Nebevî Eğitim Metodu
Rasûlullah -sallâllâhu aleyhi ve sellem- sahâbe-i kirâmı sohbetle yetiştirmiştir. Bu hususta pek çok misâl vardır. Bunların bir kısmı şöyle...
Kasîde-i Bürde şâiri Kâ’b bin Züheyr, müslüman olmak üzere mescide geldiğinde, Fahr-i Kâinât -sallâllâhu aleyhi ve sellem- Efendimiz ashâbına sohbet ediyordu. Kâ’b’ın ifâdesine göre Rasûlullah -sallâllâhu aleyhi ve sellem- halka halka oturan ashâbının arasında bulunuyor, kâh sağ tarafındaki sahâbîleriyle, kâh sol tarafındakilerle sohbet ediyordu. (Hâkim, III, 671)
İşte sohbet, Allah Rasûlü’nün hayatı boyunca en çok tatbik ettiği terbiye metodudur. Ancak Allah Rasûlü -sallâllâhu aleyhi ve sellem- îtidâl üzere hareket eder, bıkıp usanmasınlar diye, ashâb-ı kirâmın dinlemeye istekli olduğu vakitleri kollardı.[1]
ALLAH'A YAKLAŞTIRAN MEKÂNLAR
Ebû Vâkıd el-Leysî -radıyallâhu anh- anlatıyor:
Bir gün mescidde bir grup insanla beraber Allah Rasûlü -sallâllâhu aleyhi ve sellem-’in huzûrunda bulunuyorduk. O esnâda kapıda üç kişi göründü. Biri içeri girmeden gitti. Diğer ikisi ise içeri girip Efendimiz -sallâllâhu aleyhi ve sellem-’in yanına kadar geldiler. İçlerinden birisi, halkada gördüğü bir boşluğa oturdu. Diğeri ise yer kalmadığı için ve kimseyi de rahatsız etmemek düşüncesiyle halkanın hemen arkasına oturuverdi.
Rasûlullah -sallâllâhu aleyhi ve sellem- sohbetinin bir yerinde şöyle buyurdular:
“Size şu üç kişinin hâlini anlatayım mı? Halkaya oturan birincisi; Allah Teâlâ’ya sığındı. Allah da onu himâyesine aldı.
İkincisine gelince; o kimse Allah’tan hayâ etti, edebe sarıldı. Allah Teâlâ da o kulundan hayâ etti; onu azâbından emin kıldı.

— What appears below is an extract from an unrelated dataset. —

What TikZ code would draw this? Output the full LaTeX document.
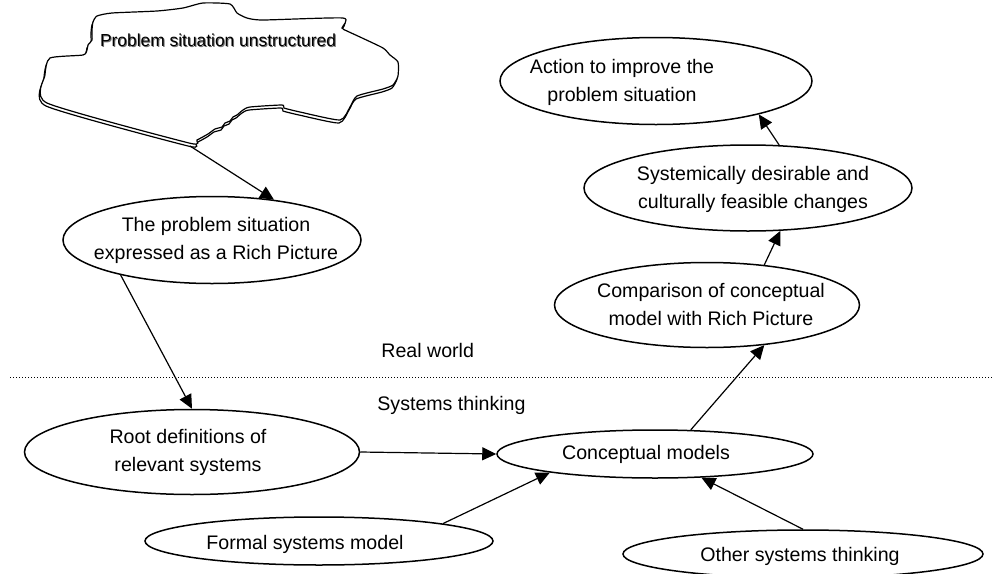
\documentclass[tikz,border=0pt]{standalone}
\usepackage{fontspec}
\setmainfont{Liberation Sans}
\usetikzlibrary{arrows.meta,shapes.geometric}

\begin{document}
\begin{tikzpicture}[x=0.5pt, y=-0.5pt, >={Triangle[length=7pt,width=6.5pt]},
  font=\fontsize{9.8}{14}\selectfont,
  oval/.style={draw, ellipse, line width=0.75pt, inner sep=0pt},
  txt/.style={align=center, inner sep=0pt},
  flow/.style={->, line width=0.6pt}]
  \useasboundingbox (0,0) rectangle (993,574);

  % the unstructured situation, with a drop edge below it
  \foreach \dx/\dy in {-1/3, 0/0}
    \draw[line width=0.6pt, fill=white, shift={(\dx,\dy)}]
      plot[smooth cycle, tension=0.35] coordinates {
        (93,22) (97,16) (112,13) (157,11) (183,8) (203,3) (230,4) (237,13)
        (247,18) (263,20) (343,18) (342,28) (347,31) (360,37) (383,48) (390,55)
        (398,62) (398,76) (393,85) (383,89) (357,96) (350,107) (340,120)
        (300,112) (284,108) (282,105) (250,107) (243,110) (237,115) (233,117)
        (230,121) (225,123) (222,127) (215,129) (208,134) (197,140) (189,143)
        (47,103) (45,75) (50,58) (83,55) (87,50) (88,45) (92,40) (92,30)};
  \node[font=\fontsize{8.7}{10}\selectfont, text=black!55] (cloudshade) at (219,41) {Problem situation unstructured};
  \node[font=\fontsize{8.7}{10}\selectfont] (cloud) at (218,40) {Problem situation unstructured};
  \coordinate (cloudtip) at (190,146);

  % real world side
  \node[oval, minimum width=149pt, minimum height=43.5pt] (rich) at (212,240) {};
  \node[txt] (richtext) at (216,240) {The problem situation\\expressed as a Rich Picture};
  \node[oval, minimum width=152.5pt, minimum height=42.5pt] (compare) at (707,305) {};
  \node[txt] (comparetext) at (711,304) {Comparison of conceptual\\model with Rich Picture};
  \node[oval, minimum width=164pt, minimum height=43pt] (changes) at (748,188) {};
  \node[txt] (changestext) at (753,189) {Systemically desirable and\\culturally feasible changes};
  \node[oval, minimum width=156pt, minimum height=43.5pt] (action) at (656,81) {};
  \node[txt] (actiontext) at (622,82) {Action to improve the\\problem situation};

  % systems thinking side
  \node[oval, minimum width=167.5pt, minimum height=42.5pt] (root) at (192,452) {};
  \node[txt] (roottext) at (188,452) {Root definitions of\\relevant systems};
  \node[oval, minimum width=158pt, minimum height=24pt] (concept) at (655,454) {};
  \node[txt] (concepttext) at (646,454) {Conceptual models};
  \node[oval, minimum width=174pt, minimum height=24pt] (formal) at (319,541) {};
  \node[txt] (formaltext) at (305,544) {Formal systems model};
  \node[oval, minimum width=180pt, minimum height=24pt] (other) at (803,554) {};
  \node[txt] (othertext) at (800,556) {Other systems thinking};

  % the line between the two worlds
  \coordinate (lineL) at (10,377);
  \coordinate (lineR) at (993,377);
  \draw[line width=0.5pt, dash pattern=on 0.5pt off 1pt] (lineL) -- (lineR);
  \node[txt, anchor=west] (real) at (381,350) {Real world};
  \node[txt, anchor=west] (thinking) at (377,405) {Systems thinking};

  \draw[flow] (cloudtip) -- (rich.33);
  \draw[flow] (rich.201) -- (root.north);
  \draw[flow] (root.east) -- (concept.west);
  \draw[flow] (formal.8.5) -- (concept.190);
  \draw[flow] (other.north) -- (concept.-27);
  \draw[flow] (concept.34) -- (compare.-35);
  \draw[flow] (compare.35) -- (changes.-53);
  \draw[flow] (changes.54) -- (action.-18);
\end{tikzpicture}
\end{document}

İçeri girmeyen diğerine gelince; o, bu meclisten yüz çevirdi. Allah da ondan yüz çevirdi.” (Buhârî, İlim, 8)
Demek ki sohbetlere devam etmek, Allah Teâlâ’nın hıfz u emânına sığınmak mânâsına da gelmektedir. Bu tür meclislerden yüz çevirmek ve ehemmiyet vermemek ise Allah’tan uzaklaşmaya sebebiyet verir.
KALBİ UYANDIRAN MECLİSLER
Yine bir gün Rasûlullah -sallâllâhu aleyhi ve sellem- ashâbına sohbet ediyordu. Bu esnâda cennetle müjdelenen sahâbîlerden Sa’d bin Ebî Vakkâs -radıyallâhu anh- çok duygulandı ve:
“–Âh, keşke şimdi ölmüş olsaydım!” diye hıçkıra hıçkıra ağlamaya başladı. O zaman Allah Rasûlü -sallâllâhu aleyhi ve sellem- bu mübârek sahâbîsini şöyle îkâz etti:
“–Ey Sa’d! Eğer sen cennetlik isen, hayatının uzun ve amellerinin sâlih olması, senin için daha hayırlıdır.” (Ahmed, V, 267)
Nebevî menbâdan feyz alan her mânevî sohbet de, mü’minleri böyle bir kalbî uyanıklık içinde tutarak ebedî hayata hazırlanmaya, günahlardan sakınmaya ve sâlih amellerle dolu bir hayat yaşamaya teşvik mâhiyetindedir.
[1] Bkz. Buhârî, İlim 11, 12, Deavât 69; Müslim, Münâfikîn 82, 83; Tirmizî, Edeb 72.